In recent years the court has been willing to overturn corruption convictions that involve public officials doing things that some think of as normal political activities.
In May 2020, the court overturned the convictions of two former political operatives who as allies of the then-Republican governor of New Jersey, Chris Christie, orchestrated the George Washington Bridge lane closure scandal—the “Bridgegate” traffic-congestion scandal of 2013.
Before that, in 2016, the court reversed the conviction of the former Republican governor of Virginia, Bob McConnell, for taking gifts from a benefactor without actually taking action to benefit that person.
Federal law makes it a crime to engage in honest-services fraud, which it defines as “a scheme or artifice to deprive another of the intangible right of honest services.” Although the law was created to combat government corruption, its application isn’t limited just to government officials and can cover private citizens. The phrase “honest services” is not defined, which has allowed the courts to decide on the law’s reach.
For honest-services fraud to take place, someone must pay a bribe and someone must be harmed by it. The thinking behind the law is that the person accepting the bribe owes a duty to someone else, such as the citizenry.
In 2018, Percoco was convicted of two counts of conspiracy to commit honest-services fraud for taking money from companies that hoped to gain influence with the Cuomo administration. He was sentenced to six years in prison but was released two years early in 2021. Cuomo, a Democrat, resigned in 2021 over sexual harassment allegations.
Percoco had been executive deputy secretary in the governor’s office, but at the time of the payments that the federal government characterized as bribes, he had temporarily stepped down from the position to run Cuomo’s reelection campaign.
Percoco argued he should not have been convicted for taking payments to influence government policy because, at the relevant time, he maintains he was merely a lobbyist who held only informal influence over government decision-making. In other words, Percoco said that because he was not a government official at the time he accepted the funds, no corruption was involved.
The Biden administration argued that despite formally leaving state employment, Percoco’s non-employee excuse was a sham because he continued to use his telephone and desk in the governor’s office and made it clear that he was assured a position with Cuomo’s administration after the election.
“Interested in avoiding the costs of such an agreement, Aiello reached out to Percoco through an intermediary so that Percoco could ‘help us with this issue while he is off the 2nd floor,’ i.e., the floor that housed the Governor’s office.
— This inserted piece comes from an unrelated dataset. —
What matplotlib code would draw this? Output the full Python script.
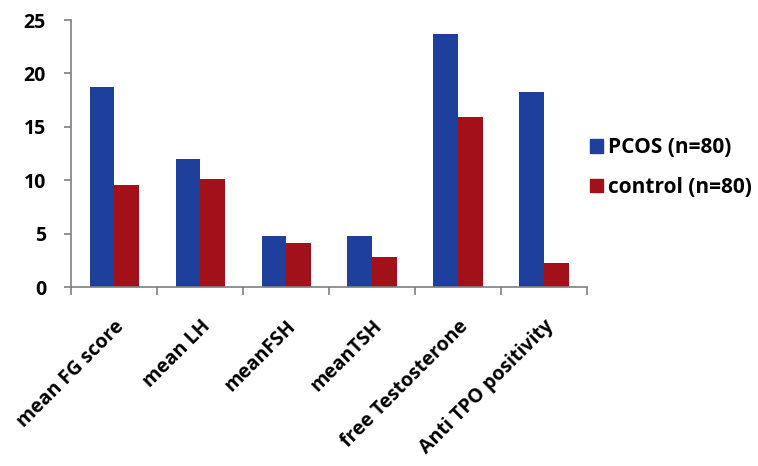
import numpy as np
import matplotlib.pyplot as plt
from matplotlib.patches import Patch

# --- Data ---
categories = ["mean FG score", "mean LH", "meanFSH", "meanTSH",
              "free Testosterone", "Anti TPO positivity"]
pcos = [18.75, 11.98, 4.78, 4.78, 23.66, 18.26]
control = [9.55, 10.08, 4.15, 2.84, 15.89, 2.22]
series_names = ["PCOS (n=80)", "control (n=80)"]

blue = "#1e3f9b"
red = "#a2101a"
font = "Open Sans"

fig = plt.figure(figsize=(7.58, 4.66), dpi=100)
ax = fig.add_axes([0.0937, 0.384, 0.6807, 0.573])

x = np.arange(len(categories))
w = 0.285
ax.bar(x - w / 2, pcos, w, color=blue, label=series_names[0])
ax.bar(x + w / 2, control, w, color=red, label=series_names[1])

ax.set_xlim(-0.5, len(categories) - 0.5)
ax.set_ylim(0, 25)
ax.set_yticks([0, 5, 10, 15, 20, 25])

# --- Axes styling ---
for side in ["top", "right"]:
    ax.spines[side].set_visible(False)
for side in ["left", "bottom"]:
    ax.spines[side].set_color("#7f7f7f")
    ax.spines[side].set_linewidth(1.2)

ax.set_xticks(x)
ax.set_xticklabels(categories, rotation=45, ha="right", rotation_mode="anchor",
                   fontsize=14, fontweight="bold", family=font)
ax.tick_params(axis="x", which="major", length=0, pad=21)
ax.set_xticks(np.arange(len(categories) + 1) - 0.5, minor=True)
ax.tick_params(axis="x", which="minor", length=6, width=1.2, color="#7f7f7f", direction="out")
ax.tick_params(axis="y", length=5, width=1.2, color="#7f7f7f", pad=13)
for lbl in ax.get_yticklabels():
    lbl.set_fontsize(14)
    lbl.set_fontweight("bold")
    lbl.set_family(font)

handles = [Patch(color=blue), Patch(color=red)]
fig.legend(handles, series_names, loc="center left", bbox_to_anchor=(0.778, 0.6405),
           frameon=False, borderpad=0, borderaxespad=0,
           handlelength=0.63, handleheight=0.63, handletextpad=0.25,
           labelspacing=0.9, prop={"family": font, "weight": "bold", "size": 15})

fig.savefig("out.png", dpi=100)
“Percoco agreed and received two payments totaling $35,000 from Aiello’s company in August and October 2014. On December 3, mere days before returning to his old job, Percoco called a senior official at ESD and urged him to drop the labor-peace requirement. ESD promptly reversed course the next day and informed Aiello that the agreement was not necessary.”
The problem, Alito wrote, is that Percoco was “convicted of this offense based on instructions that required the jury to determine whether he had a ‘special relationship’ with the government and had ‘dominated and controlled’ government business.” In addition, the jury’s instructions were “too vague.”
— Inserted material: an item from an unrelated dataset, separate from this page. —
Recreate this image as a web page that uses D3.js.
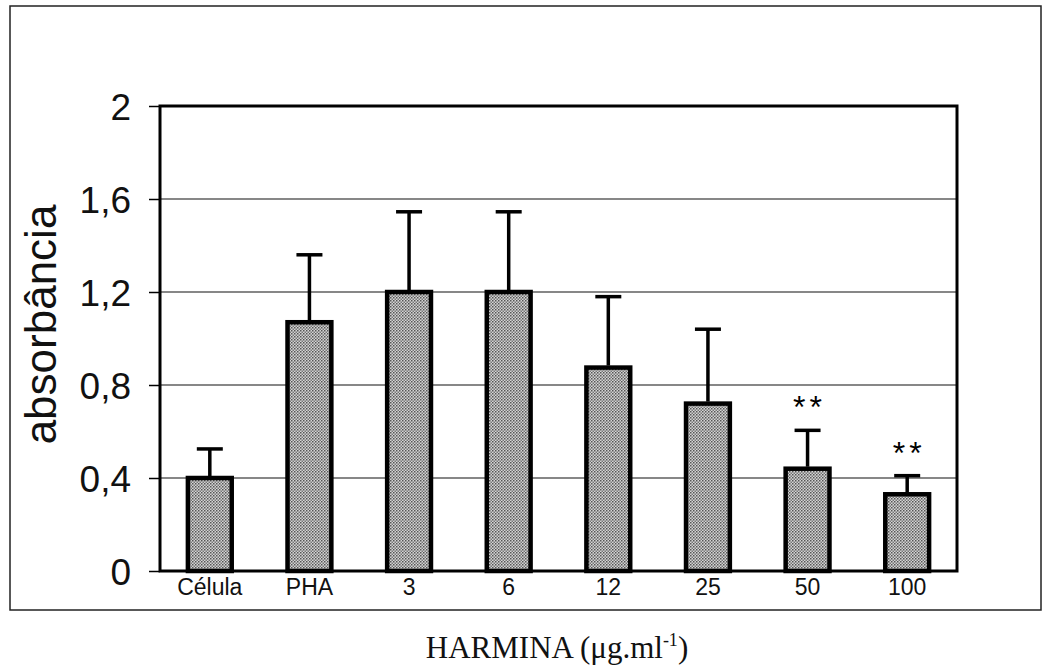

“We conclude that this is not the proper test for determining whether a private person may be convicted of honest-services fraud, and we therefore reverse and remand for further proceedings.”
Justice Neil Gorsuch filed an opinion concurring in the court’s opinion. Justice Clarence Thomas joined Gorsuch’s opinion.
“To this day, no one knows what ‘honest-services fraud’ encompasses,” wrote Gorsuch. “And the Constitution’s promise of due process does not tolerate that kind of uncertainty in our laws—especially when criminal sanctions loom.”
“‘Vague laws’ impermissibly ‘hand off the legislature’s responsibility for defining criminal behavior to unelected prosecutors and judges, and they leave people with no sure way to know what consequences will attach to their conduct,” Gorsuch wrote, quoting the 2019 Supreme Court decision in United States v. Davis.
Ciminelli was involved in the scandal-plagued “Buffalo Billion” development plan in upstate New York when Cuomo was governor. The plan envisioned the construction of a solar panel factory, among other projects, and was aimed at attracting more than $8 billion in investments for Buffalo and the rest of western New York, creating nearly 14,000 jobs.
Prosecutors claimed Ciminelli and others rigged bids for state contracts worth hundreds of millions of dollars. They were convicted of conspiracy to commit wire fraud and other charges by a federal court in Manhattan in 2018.
Ciminelli claimed that the right-to-control theory of fraud the government argued and the U.S. Court of Appeals for the 2nd Circuit upheld in the case, was invalid. The theory holds that the deprivation of complete and accurate information a person needs to make an economic decision constitutes property fraud.
The Supreme Court rejects the right to control theory under which “a defendant is guilty of wire fraud if he schemes to deprive the victim of ‘potentially valuable economic information’ ‘necessary to make discretionary economic decisions,” Thomas wrote, citing a 2nd Circuit ruling in the Percoco case.
“We have held, however, that the federal fraud statutes criminalize only schemes to deprive people of traditional property interests,” the justice added.